Nas redes sociais da estudante que gravou o vídeo, ela se diz filiada ao PSL, partido de Bolsonaro. Quando questionado, o presidente negou ter conhecimento disso.
— Não sei — disse ele.
Bandeira do Escola Sem Partido
A vigilância de alunos sobre professores é uma das principais bandeiras do projeto Escola Sem Partido — apoiado por Bolsonaro —, que propõe acabar com uma suposta "doutrinação" por parte de docentes. Embora o projeto já seja motivo de debate há alguns anos, somente a nova versão dele — apresentada em fevereiro pela deputada Bia Kicis (PSL-DF) — prevê, expressamente, que os alunos podem gravar as aulas:
"É assegurado aos estudantes o direito de gravar as aulas, a fim de permitir a melhor absorção do conteúdo ministrado e de viabilizar o pleno exercício do direito dos pais ou responsáveis de ter ciência do processo pedagógico e avaliar a qualidade dos serviços prestados pela escola".
O projeto está em debate no Congresso, e sua aprovação é vista por Bolsonaro e por muitos deputados do PSL como prioridade do governo.

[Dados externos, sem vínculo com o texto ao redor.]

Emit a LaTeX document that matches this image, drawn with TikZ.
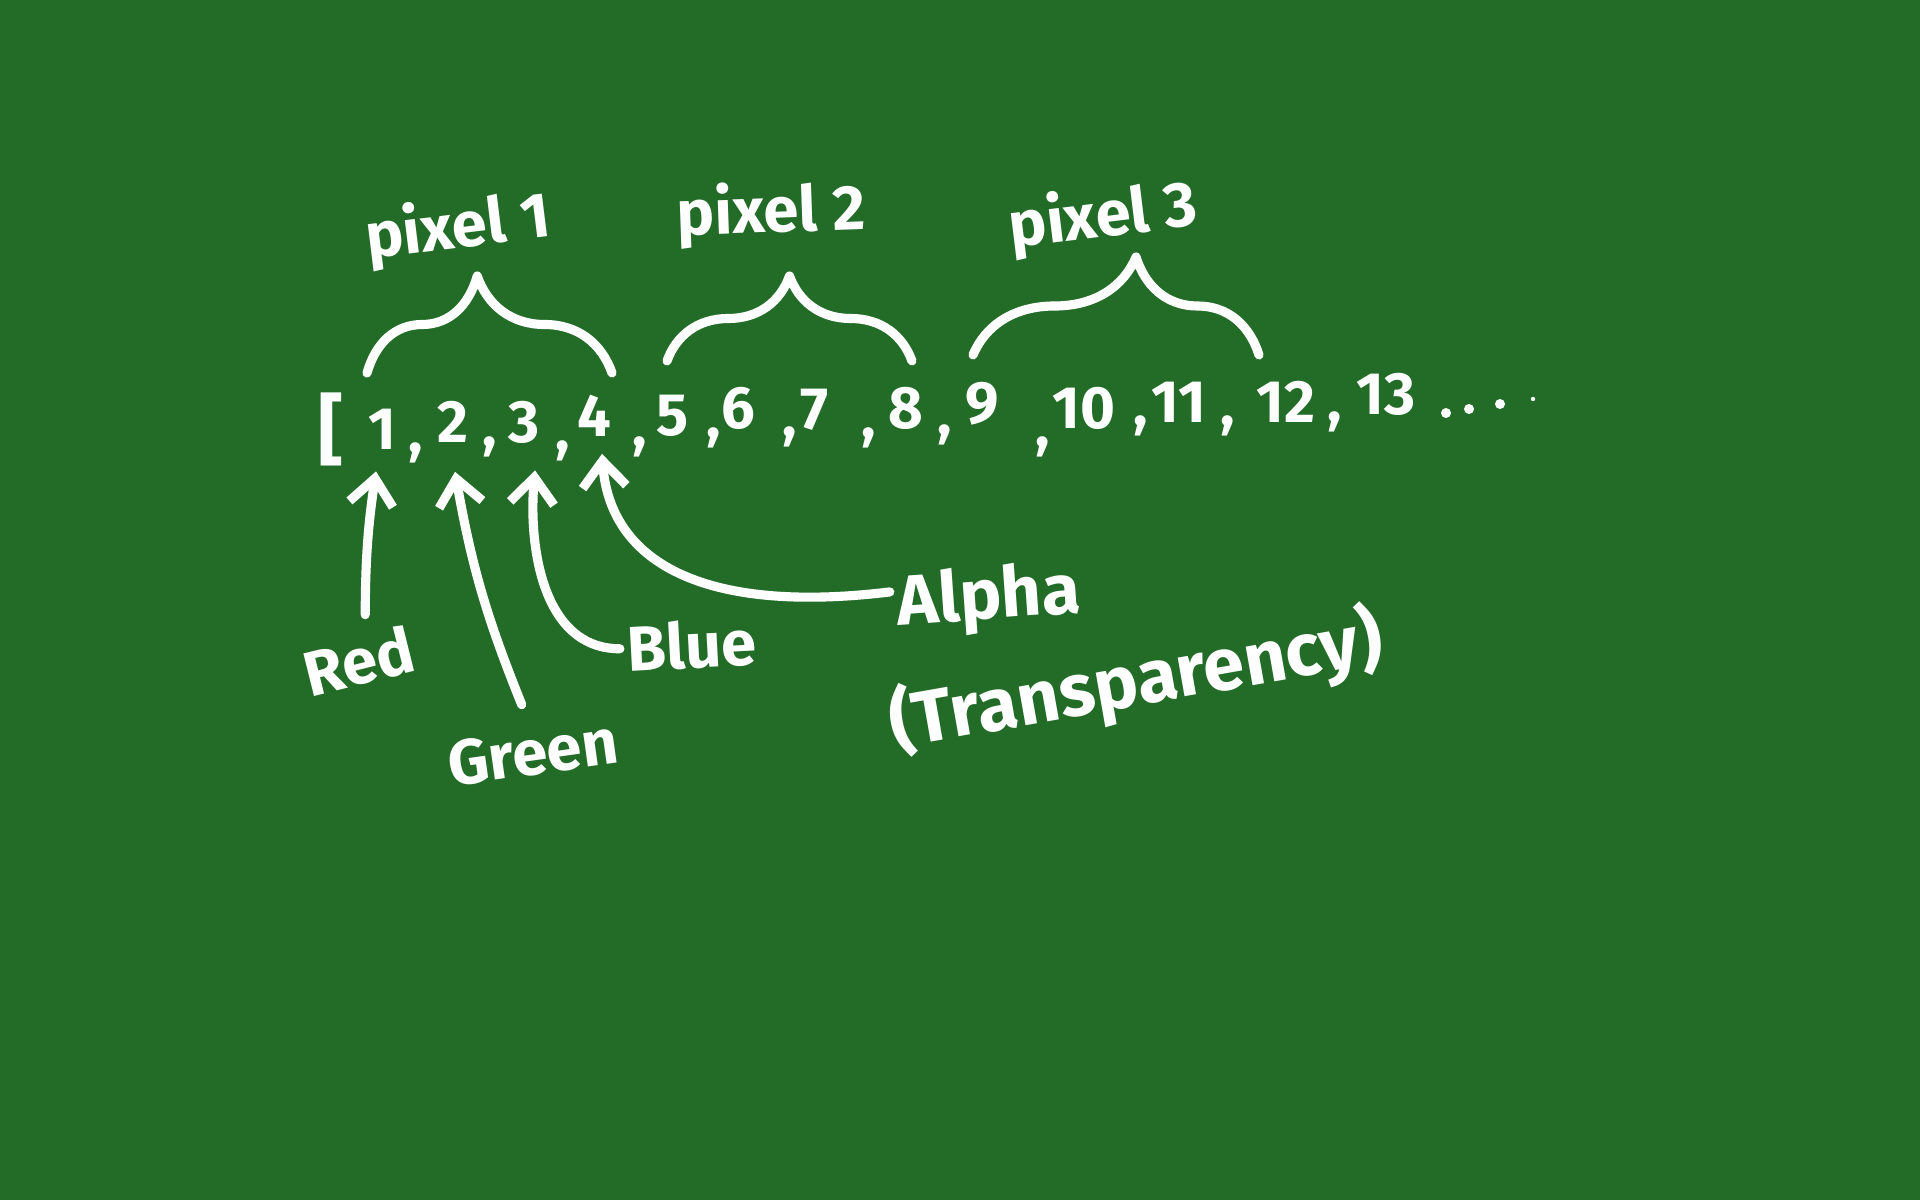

O novo texto tem, em geral, medidas mais rigorosas para fiscalizar os professores do que as versões anteriores. Ele proíbe, por exemplo, que os grêmios estudantis promovam atividades político-partidárias e considera "ato de improbidade administrativa" o descumprimento de quaisquer dos pontos previstos pelo projeto. Também prevê a criação pelo Poder Público de um "canal de denúncias" destinado a reclamações de estudantes em relação a professores.
Leia mais: Confira cinco pontos da nova versão do Escola Sem Partido
No entanto, o movimento Escola Sem Partido já foi contestado pela Advocacia-Geral da União (AGU), pelo Ministério Público Federal (MPF) e por associações de professores.
— A insistência nessa pauta é um desrespeito com o mundo educacional. É uma proposta que fere princípios constitucionais de liberdade de cátedra e de pluralidade pedagógica — criticou a doutora em Educação pela USP Denise Carreira, coordenadora da Ação Educativa, em entrevista ao GLOBO em fevereiro deste ano.
Questionada sobre dispositivos que protejam os professores de perseguições, a deputada Bia Kicis, autora da nova versão do projeto, afirmou ao GLOBO, também em fevereiro, que a intenção é apenas garantir o "direito das crianças":
— Não há nenhum tipo de perseguição a professores, o que queremos é proteger as crianças para que sejam tratadas com respeito e que seja prestigiada a liberdade de crença prevista na Constituição.
Na mesma noite em que Jair Bolsonaro foi eleito, no último 28 de outubro, a deputada estadual Ana Caroline Campagnolo (PSL-SC) gerou repúdio de entidades de educação ao pedir na internet que estudantes vigiassem seus professores e denunciassem "manifestações político-partidárias ou ideológicas". A deputada disponibilizou, na ocasião, um número de WhatsApp para que os alunos enviassem vídeos das aulas de professores. Um dia depois, o Ministério Público de Santa Catarina (MPSC) informou que foi aberto um procedimento para apurar possível violação ao direito à educação dos estudantes.
No dia 8 de fevereiro, uma liminar concedida pelo ministro Luiz Edson Fachin, do Supremo Tribunal Federal (STF), determinou a retirada dessa publicação de Ana Caroline Campagnolo das redes sociais. A liminar foi resultado de um pedido do MPSC, que ingressou com ação civil pública "visando à garantia da liberdade de aprender e ensinar e do pluralismo de ideias nas escolas catarinenses".